Now, I’m no financial expert, so I have no valid comment about how things will pan out – whether the recovery of the pound will hold, whether the stock market will recover – I don’t know, althought the governor of the bank of England says it will “weigh on our economic prospects for some time”. We just have to wait and see on that one – and certainly we won’t see immediate permanent changes. And I already know one man who did very well out of the collapse of the pound – buying Euros last Wednesday and selling them on Friday netted him 20K. The rich will always find a way…..
There is one thing that I can talk about though, something that is happening now, something that was apparent from day one. If there is one thing this vote has done – and I have seen it, so don’t tell me it hasnt – is that it has consolidated and in some way legitimised racism.
Those who tell me not to panic, or not to get disheartened – I wonder where they live? Because I live in a city – a glorious, multicultural city, and I love it. I don’t have an ivory tower, I don’t even have a car that will take me from place to place without interacting with people. I walk, I use public transport, I am on the streets with the crowds, and it’s here that I see the difference an “out” vote has made. I see it in the “integration project” sessions – the very name could almost be a sick joke – those ladies who we are trying to help resettle here, they were already nervous, never went into town alone – and now? They have already been subjected to verbal abuse by people who think that because we voted to leave the EU these people will immediately be packed off to some unknown “where they came from”. I know someone who is afraid to let her little sister go to work on the bus for fear of racist attacks, so she takes her to work every morning in her car – and sees her in the door. We have all seen the “calling cards” left at the homes of Polish people. I saw someone online justifying the shooting of Jo Cox by saying she would have “filled this country with sub humans”

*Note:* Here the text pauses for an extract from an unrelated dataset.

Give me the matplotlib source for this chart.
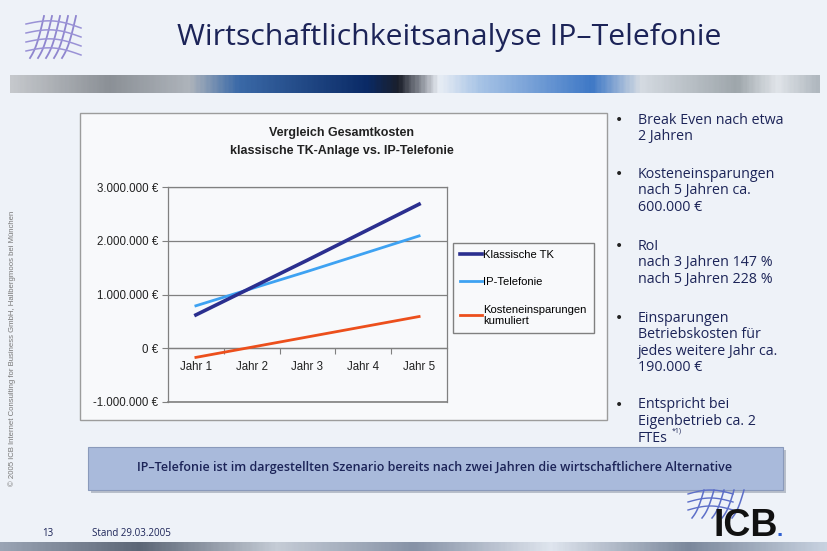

All of this is breaking my heart. And it’s making my job as a community worker almost impossible. All I can do is keep on doing my best, reassuring the lady on the bus that we don’t all feel like that, apologising for my fellow countrymen, being there where and when I can. I’ve also started wearing a safety pin in my coat – as part of an online idea that if anyone is scared or just doesnt know who to sit next to on the bus, they will see the safety pin and know I am a safe person to sit with.
I want this feeling to go away, and I’m waiting and seeing – like they say, but I don’t think it’s going to go away any time soon.